Anything else? I considered "using an IDS properly", "not reusing passwords", as other topics to talk about.


Johannes B. Ullrich, Ph.D.

24 comment(s)



"Anti-Malware tool updates are also often hosted on CDNs"

Update services need to use consistent, documented DNS names. Modern UTMs allow one to create definitions using DNS lookups, but it's useless if it's not documented.

On the "outbound" firewall filtering side, to my surprise the default rule for outbound traffic in Microsoft Azure from the VM to the Internet is to ALLOW.
Making exfiltration easy...
I would also put HSTS in this category.
[quote]"A user clicking on a link in an e-mail or opening and attachment" is probably how 80% or more of recent breach reports start.[/quote]

If clicking said link or opening said attachment results in execution of some attacker provided binary or script: whitelisting prevents execution (on Windows; see or for proven solutions).

On *x, permissions of newly created files don't allow execution in the first place; if you want to go a step further: use mount -onoexec /home
yes. HSTS certainly fits. A bit more common then key pinning, but could still be used more. Should CSP be listed too? (I am having issues with CSP myself... which is why I left it off :/)
Oh. yes! Windows Software Restriction Policy!! I guess you can tell that I am not a Windows guy :)
DNS logs...

I made sure we diligently keep DNS logs, including blocking all out bound DNS to enforce the internal DNS server

But I have never seen/found a tool that makes surveillance practical or easy.

In my mind, DNS logs is for forensic analysis, once you know what to look for... and that is usually when it's too late.

I did find an article recently about an IOC in DNS logs, and I ended up grepping each and every file...

What else is there to do ?
Change Control, Actual change control not enter a change for metrics purposes.
SELinux. The first thing I do when setting up a new Linux server is to set SELinux to permissive so that it doesn't break whatever else I was going to set up on that server. Maybe this is wrong and I just need to learn how to use it correctly, but why such a barrier? If it's adds that much complexity, I don't have much incentive to use it...
The recommendations here are pretty solid.

1) Most places don't utilize egress filtering, and that limits the detective/protective controls in which a FW/IPS could be utilized to address malicious outbound traffic. Also remember that you are going to need to turn on SSL de-inspection on your web-filter, IPS/IDS to ensure that you can peek inside SSL/TLS traffic, because the bad guys are utilizing these mechanism's to exfiltrate data, and contact C2's to download more malicious code.

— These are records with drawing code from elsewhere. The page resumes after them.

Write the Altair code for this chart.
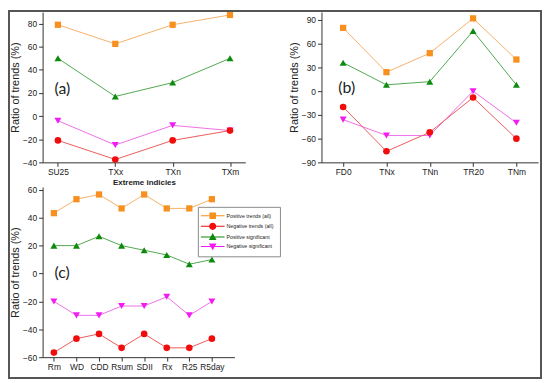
import altair as alt
import pandas as pd

# ---------------- data ----------------
series_names = ["Positive trends (all)", "Negative trends (all)",
                "Positive significant", "Negative significant"]

a_cats = ["SU25", "TXx", "TXn", "TXm"]
a_pos_all = [79, 62.5, 79, 87.5]
a_neg_all = [-21, -37.5, -21, -12.5]
a_pos_sig = [50, 17, 29, 50]
a_neg_sig = [-4, -25, -8, -12.5]

b_cats = ["FD0", "TNx", "TNn", "TR20", "TNm"]
b_pos_all = [80, 24, 48, 92, 40]
b_neg_all = [-20, -76, -52, -8, -60]
b_pos_sig = [36, 8, 12, 76, 8]
b_neg_sig = [-36, -56, -56, 0, -40]

c_cats = ["Rm", "WD", "CDD", "Rsum", "SDII", "Rx", "R25", "R5day"]
c_pos_all = [43.3, 53.3, 56.7, 46.7, 56.7, 46.7, 46.7, 53.3]
c_neg_all = [-56.7, -46.7, -43.3, -53.3, -43.3, -53.3, -53.3, -46.7]
c_pos_sig = [20, 20, 26.7, 20, 16.7, 13.3, 6.7, 10]
c_neg_sig = [-20, -30, -30, -23.3, -23.3, -16.7, -30, -20]

a_yticks = [-40, -20, 0, 20, 40, 60, 80]
b_yticks = [-90, -60, -30, 0, 30, 60, 90]
c_yticks = [-60, -40, -20, 0, 20, 40, 60]

# ---------------- styles ----------------
marker_colors = ["#F7901E", "#F20D0D", "#0E8A0E", "#F21BF2"]
line_colors = ["#F6B06A", "#EE5A5A", "#4FA84F", "#EE6FE8"]
shapes = ["square", "circle", "triangle-up", "triangle-down"]
sizes = [40, 45, 50, 50]
draw_order = [0, 2, 3, 1]

LINE = "M-4,-0.17H4V0.17H-4Z"
legend_paths = [
    LINE + "M-1.1,-1.1H1.1V1.1H-1.1Z",
    LINE + "M-1.2,0A1.2,1.2,0,1,1,1.2,0A1.2,1.2,0,1,1,-1.2,0Z",
    LINE + "M0,-1.3L1.3,1H-1.3Z",
    LINE + "M0,1.3L-1.3,-1H1.3Z",
]

FONT = "Liberation Sans"


def make_df(cats, series_vals):
    rows = []
    for s, vals in zip(series_names, series_vals):
        for i, (c, v) in enumerate(zip(cats, vals)):
            rows.append({"cat": c, "idx": i, "series": s, "value": v})
    return pd.DataFrame(rows)


def panel(cats, series_vals, width, height, ydom, yticks, xscale, xtitle,
          label, label_xy, legend=False, frame=False):
    df = make_df(cats, series_vals)
    x_axis = alt.Axis(labelAngle=0, tickSize=4, labelPadding=1.5, grid=False,
                      title=xtitle if xtitle else None,
                      titleFontWeight="bold", titleFontSize=8, titlePadding=2,
                      titleFont=FONT)
    x_enc = alt.X("cat:N", sort=cats, scale=xscale, axis=x_axis)
    y_enc = alt.Y("value:Q",
                  scale=alt.Scale(domain=ydom, nice=False, zero=False),
                  axis=alt.Axis(values=yticks, title="Ratio of trends (%)",
                                tickSize=4, labelPadding=2, titlePadding=2,
                                grid=False))
    layers = []
    for k in draw_order:
        base = alt.Chart(df).transform_filter(alt.datum.series == series_names[k])
        layers.append(base.mark_line(color=line_colors[k], strokeWidth=1).encode(
            x=x_enc, y=y_enc, order=alt.Order("idx:Q")))
        layers.append(base.mark_point(filled=True, shape=shapes[k], size=sizes[k],
                                      color=marker_colors[k], opacity=1).encode(
            x=x_enc, y=y_enc))
    one = alt.Data(values=[{"k": 1}])
    layers.append(alt.Chart(one).mark_text(
        text=label, align="left", baseline="middle", font="Lato", fontSize=16,
        color="#222").encode(x=alt.value(label_xy[0]), y=alt.value(label_xy[1])))
    if legend:
        leg = alt.Legend(orient="none", legendX=157, legendY=20, title=None,
                         fillColor="white", strokeColor="#8a8a8a", padding=6,
                         symbolSize=36, symbolOffset=6, symbolStrokeWidth=0,
                         labelFont=FONT, labelFontSize=5.3, labelColor="#222",
                         labelOffset=11, rowPadding=2.7, cornerRadius=0)
        layers.append(alt.Chart(df).transform_filter("false").mark_point(
            filled=True, opacity=1).encode(
            fill=alt.Fill("series:N", sort=series_names,
                          scale=alt.Scale(domain=series_names, range=marker_colors),
                          legend=leg),
            shape=alt.Shape("series:N", sort=series_names,
                            scale=alt.Scale(domain=series_names, range=legend_paths),
                            legend=leg)))
    if frame:
        layers.append(alt.Chart(one).mark_rect(
            fillOpacity=0, stroke="#555555", strokeWidth=2).encode(
            x=alt.value(-34), x2=alt.value(504),
            y=alt.value(-1), y2=alt.value(370)))
    return alt.layer(*layers).properties(width=width, height=height)


pa = panel(a_cats, [a_pos_all, a_neg_all, a_pos_sig, a_neg_sig], 205, 152,
           [-40, 90], a_yticks, alt.Scale(type="point", padding=0.267),
           "Extreme indicies", "(a)", (12, 78), frame=True)
pb = panel(b_cats, [b_pos_all, b_neg_all, b_pos_sig, b_neg_sig], 219, 152,
           [-90, 100], b_yticks, alt.Scale(type="point", padding=0.5),
           None, "(b)", (17, 77))
pc = panel(c_cats, [c_pos_all, c_neg_all, c_pos_sig, c_neg_sig], 194, 172,
           [-60, 62], c_yticks,
           alt.Scale(type="point", padding=0.75, align=0.333),
           None, "(c)", (12, 87), legend=True)

chart = alt.concat(pa, pb, pc, columns=2, bounds="flush",
                   spacing={"row": 25, "column": 77}).properties(
    padding=0
).resolve_scale(
    fill="independent", shape="independent"
).resolve_legend(
    fill="independent", shape="independent"
).configure_axis(
    labelFont=FONT, labelFontSize=8.5, labelColor="#222",
    titleFont=FONT, titleFontSize=11, titleFontWeight="normal", titleColor="#222",
    domainColor="#333", tickColor="#333", grid=False
).configure_view(stroke=None)

chart.save("out.html", embed_options={"renderer": "svg", "actions": False})
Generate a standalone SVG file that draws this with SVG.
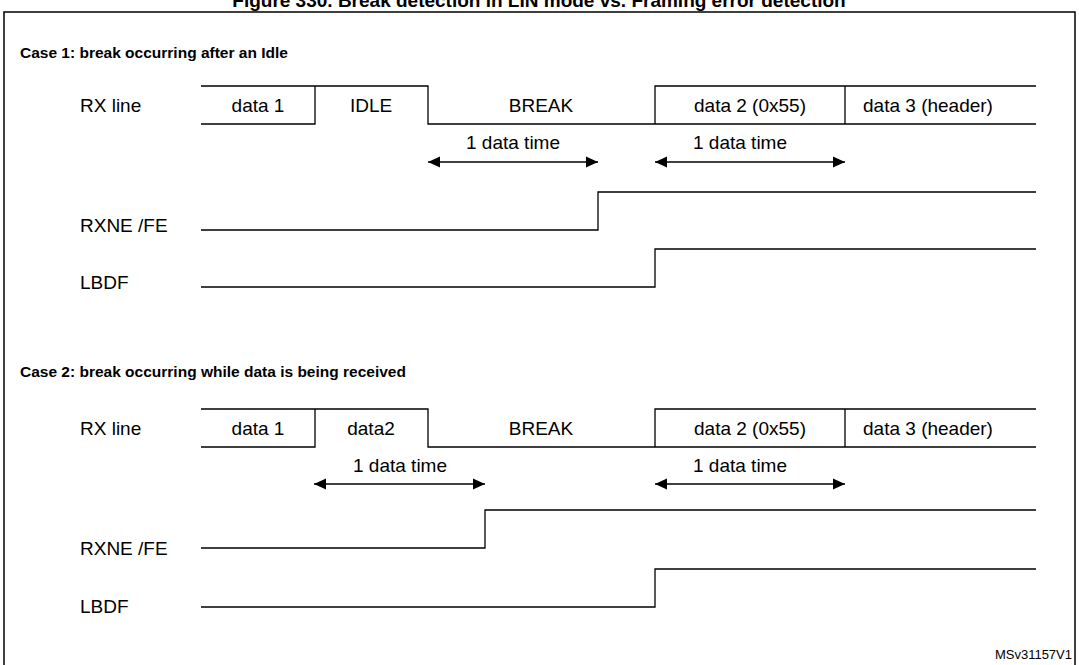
<svg xmlns="http://www.w3.org/2000/svg" width="1079" height="665" viewBox="0 0 1079 665">
<defs>
<marker id="ah" viewBox="0 0 10 10" refX="10" refY="5" markerWidth="12" markerHeight="12" markerUnits="userSpaceOnUse" orient="auto-start-reverse"><path d="M0,0.5 L10,5 L0,9.5 z" fill="#000"/></marker>
<style>
text{font-family:"Liberation Sans",Arial,sans-serif;font-size:19px;fill:#000}
.h{font-weight:bold;font-size:15.5px}
.m{text-anchor:middle}
.w{fill:none;stroke:#000;stroke-width:1.3}
.a{fill:none;stroke:#000;stroke-width:1.3;marker-start:url(#ah);marker-end:url(#ah)}
</style>
</defs>
<rect width="1079" height="665" fill="#fff"/>
<text x="539" y="7" class="h m" style="font-size:19px">Figure 330. Break detection in LIN mode vs. Framing error detection</text>
<rect x="4" y="12" width="1071" height="670" fill="none" stroke="#000" stroke-width="1.5"/>
<g id="case1">
<text x="20" y="58" class="h">Case 1: break occurring after an Idle</text>
<text x="80" y="112">RX line</text>
<text x="80" y="232">RXNE /FE</text>
<text x="80" y="289">LBDF</text>
</g>
<g id="rx1">
<path class="w" d="M201,86 H315 V124 H201 M315,86 H428 V124 H655 V86 H1036 M655,124 H1036 M845,86 V124"/>
<text x="258" y="112" class="m">data 1</text>
<text x="371" y="112" class="m">IDLE</text>
<text x="541" y="112" class="m">BREAK</text>
<text x="750" y="112" class="m">data 2 (0x55)</text>
<text x="928" y="112" class="m">data 3 (header)</text>
<text x="513" y="149" class="m">1 data time</text>
<text x="740" y="149" class="m">1 data time</text>
</g>
<g id="sig1">
<path class="w" d="M201,230 H598 V192 H1036"/>
<path class="w" d="M201,287 H655 V249 H1036"/>
</g>
<g id="case2">
<text x="20" y="377" class="h">Case 2: break occurring while data is being received</text>
<text x="80" y="435">RX line</text>
<text x="80" y="555">RXNE /FE</text>
<text x="80" y="613">LBDF</text>
</g>
<g id="rx2">
<path class="w" d="M201,409 H315 V447 H201 M315,409 H428 V447 H655 V409 H1036 M655,447 H1036 M845,409 V447"/>
<text x="258" y="435" class="m">data 1</text>
<text x="371" y="435" class="m">data2</text>
<text x="541" y="435" class="m">BREAK</text>
<text x="750" y="435" class="m">data 2 (0x55)</text>
<text x="928" y="435" class="m">data 3 (header)</text>
<text x="400" y="472" class="m">1 data time</text>
<text x="740" y="472" class="m">1 data time</text>
</g>
<g id="sig2">
<path class="w" d="M201,548 H485 V510 H1036"/>
<path class="w" d="M201,607 H655 V569 H1036"/>
</g>
<g id="connectors">
<line class="a" x1="428" y1="162" x2="598" y2="162"/>
<line class="a" x1="655" y1="162" x2="845" y2="162"/>
<line class="a" x1="314" y1="484" x2="485" y2="484"/>
<line class="a" x1="655" y1="484" x2="845" y2="484"/>
</g>
<text x="1072" y="659" style="font-size:13px;text-anchor:end">MSv31157V1</text>
</svg>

2) As for DNS log monitoring, the concept is good but the devil is in the details, unless you have a known/updated listing of C2 IP's or DNS addresses monitoring the logs for these requests could be a futile and time expensive exercise. I am not saying with the right automation (Splunk, SEIM, Integration of Threat Intelligence, along with log aggregation from multiple network resources mean you wont find value in what you are looking for (known or suspected evil traffic). What is learned from these tools plus free resources like and others can give the Sec Ops folks a leg up on attackers.

3) Email, it seems that everyone is a bit "click-happy" these days, and sure enough malicious payloads as attachments on emails are a favorite target for nation states, spear phishing and regular phishing. Again AV or and email gateways can be bypassed, so folks its really about controlling code execution on your end-points (AKA Whitelisting), so even if your user does something stupid, your business isn't paying the price for it, and you end up learning more from the attackers than they learn from you.

4) Lastly, if you don't learn from your mistakes you are doomed to repeat them, again security operations and network security in general is alot of design/preparation and ultimately execution when the stuff hits the fan. So learn from your mistakes or what you discovered from your incident response activities and re-evaluate the controls in your business, organizations to ensure that the last successful attack against your computing infrastructure is well understood, a root cause analysis is agreed upon by the technical stake-holders and courses of action are put in place.